Tripura CM visits rehabilitation place for displaced Bru people

Agartala, April 29 (PTI): Tripura Chief Minister Biplab Kumar Deb on Thursday visited Hadukuluk, a tribal hamlet in Dhalai district where internally displaced Bru community people of Mizoram are being resettled, and assured them of all cooperation from the government.

Altogether 426 Bru people belonging to 92 families were taken from a relief camp in North Tripura district, which they knew as their home for over two decades, to Hadukuluk on April 19. They will set up houses on land provided by the government as a measure to permanently solve the problem of the community.

Work for rehabilitation of the Brus was progressing well with the coordinated efforts of the administration and the community leaders, Deb said and asked those who were allotted land there to settle before the rainy season starts. 

"I will visit this place again after an year, when it will turn to a beautiful village. I will also request you
(Brus) to maintain a good relationship with the local people and share everything with them," the chief minister said.

Thousands of the Bru tribal people have been living in relief camps in Tripura since 1997. They had fled their homeland Mizoram to reach the neighbouring state because of ethnic clashes. By now, their number has risen to over 30,000 and there are more than 4,400 families.

The 426 people who were shifted to Hadukuluk are the first batch to be rehabilitated in another place of Tripura, following an agreement signed in January last year among representatives of the community, the Centre and the governments of Tripura and Mizoram.

A 1,200 square feet plot has been allotted to each rehabilitated Bru family and they will now have to set up a home on that with an amount of Rs 1.5 lakh provided by the government. They are currently living in tents.

The agreement guarantees a fixed deposit of Rs 4 lakh for each family, a monthly sum of Rs 5,000 and free monthly ration for two years and schools in all cluster villages.

"Once I had thought that this plan would not be successful. But it was a historic day when the Brus had left for the place for settlement from the camp on April 19," Deb said.

The Centre has provided a package of Rs 600 crore for a permanent solution to their problems, he had said earlier.

An official, who oversees the entire rehabilitation process, said that 1,638 Bru families will be rehabilitated at four places - Hadukuluk and Bongaphapara in Dhalai district and Kaskau and Waimbukcherra-Ranipara in North Tripura district.

The state government is waiting for clearance from the central government for nine more places to resettle the remaining Bru people, he said.

The Brus are staying in six camps at Kanchanpur and Panisagar sub-divisions of North Tripura district.
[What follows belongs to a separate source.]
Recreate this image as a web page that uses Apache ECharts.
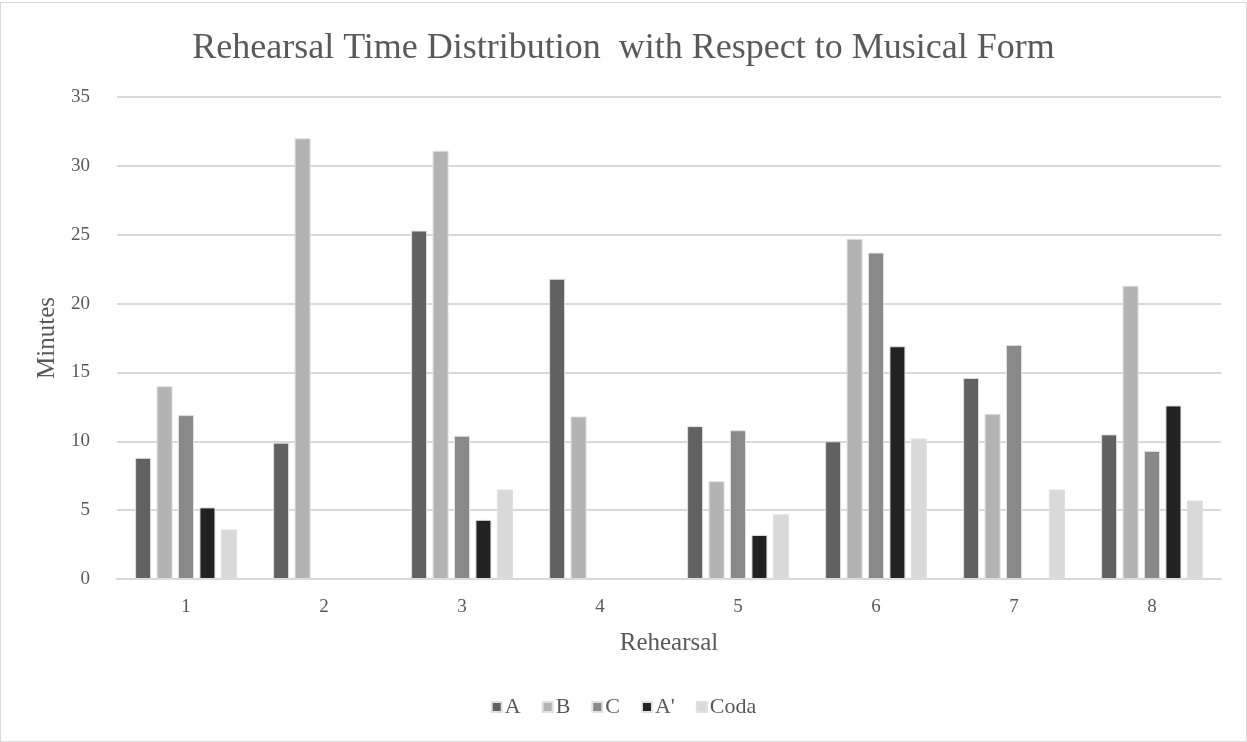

They get free ration and a cash dole from the Centre. The vexed Bru issue started in September, 1997,
following demands of a separate autonomous district council for the community by carving out areas of western Mizoram adjoining Bangladesh and Tripura. A large number of Bru people fled from Mizoram to Tripura as ethnic clashes broke out.

The situation was aggravated by the murder of a forest guard in the Dampa Tiger Reserve in western Mizoram by Bru National Liberation Front insurgents on October 21 that year and another round of exodus followed.

The Centre, along with the governments of Tripura and Mizoram, had been trying to repatriate them to their home state over the past decade, with little success.

The first attempt to repatriate the Brus from Tripura was made in November 2009 and the last one in 2019. Several Bru families have refused to return to Mizoram, citing security concerns and inadequate rehabilitation packages. Some have also sought a separate autonomous council for the community.

However, the January 2020 agreement has allowed these tribal people to permanently settle in Tripura.